Customer Category Predictor - Process Overview

Below is an overview of the process used in this project:

  • Data Preparation
    • Imported the dataset (train.csv) and examined its structure.
    • Handled missing values by creating dedicated dummy variables to indicate whether a cell was NaN or not.
    • Converted categorical variables into multiple dummy features to capture all distinct categories.
  • Feature Engineering
    • Retained only relevant numerical and dummy variables for modeling.
    • Removed unnecessary identifiers (like customer_id) and original categorical columns.
  • Train/Test Split
    • Separated the dataset into training (80%) and testing (20%) subsets.
    • Ensured a fixed random state for reproducibility.
  • Modeling
    • Logistic Regression
      • Served as a baseline model to quickly assess predictive performance.
      • Provided straightforward interpretability of coefficients.
    • Support Vector Machine (SVM)
      • Conducted hyperparameter tuning with GridSearchCV to identify optimal C and gamma values.
      • Evaluated multiple parameter combinations for improved performance.
  • Performance Evaluation
    • Computed confusion matrices to examine true positives, true negatives, false positives, and false negatives.
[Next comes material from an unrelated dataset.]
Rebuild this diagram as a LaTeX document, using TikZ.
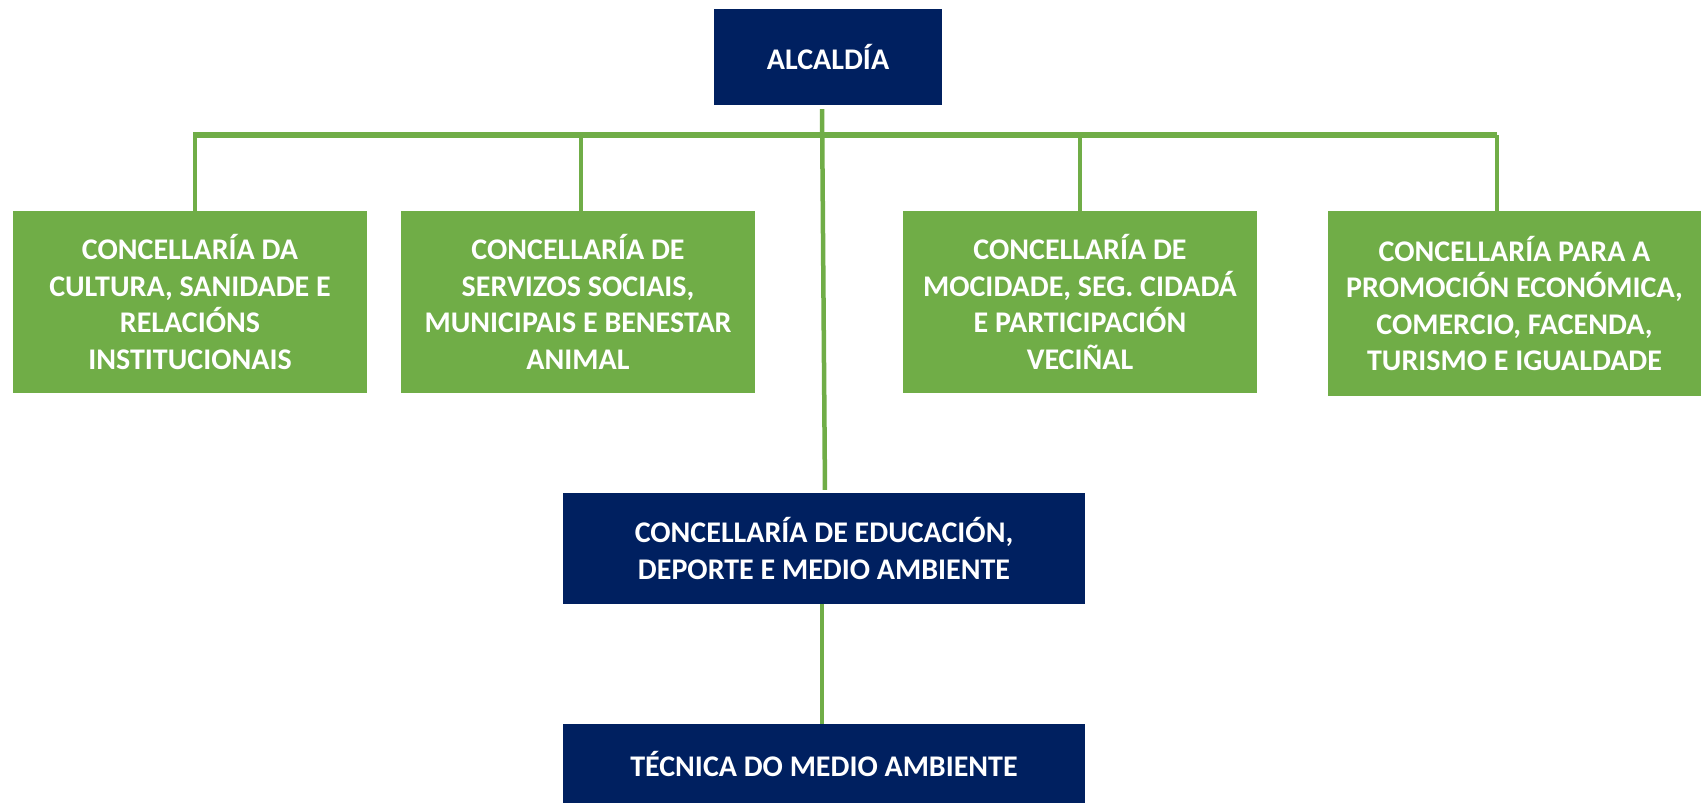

    • Calculated accuracy, recall, precision, and F1 scores to provide a comprehensive view of each model’s effectiveness.
  • ROC Curve Analysis
    • Plotted ROC curves for both Logistic Regression and SVM on the same graph.
    • Measured the Area Under the Curve (AUC) to summarize model performance at various classification thresholds.
    • A higher AUC indicates that the model is generally better at distinguishing between the classes across different thresholds.
    • The diagonal line (from (0,0) to (1,1)) in the ROC plot represents a random guess baseline. The closer a model’s ROC curve is to the top-left corner, the more effective it is at discriminating between positive and negative classes.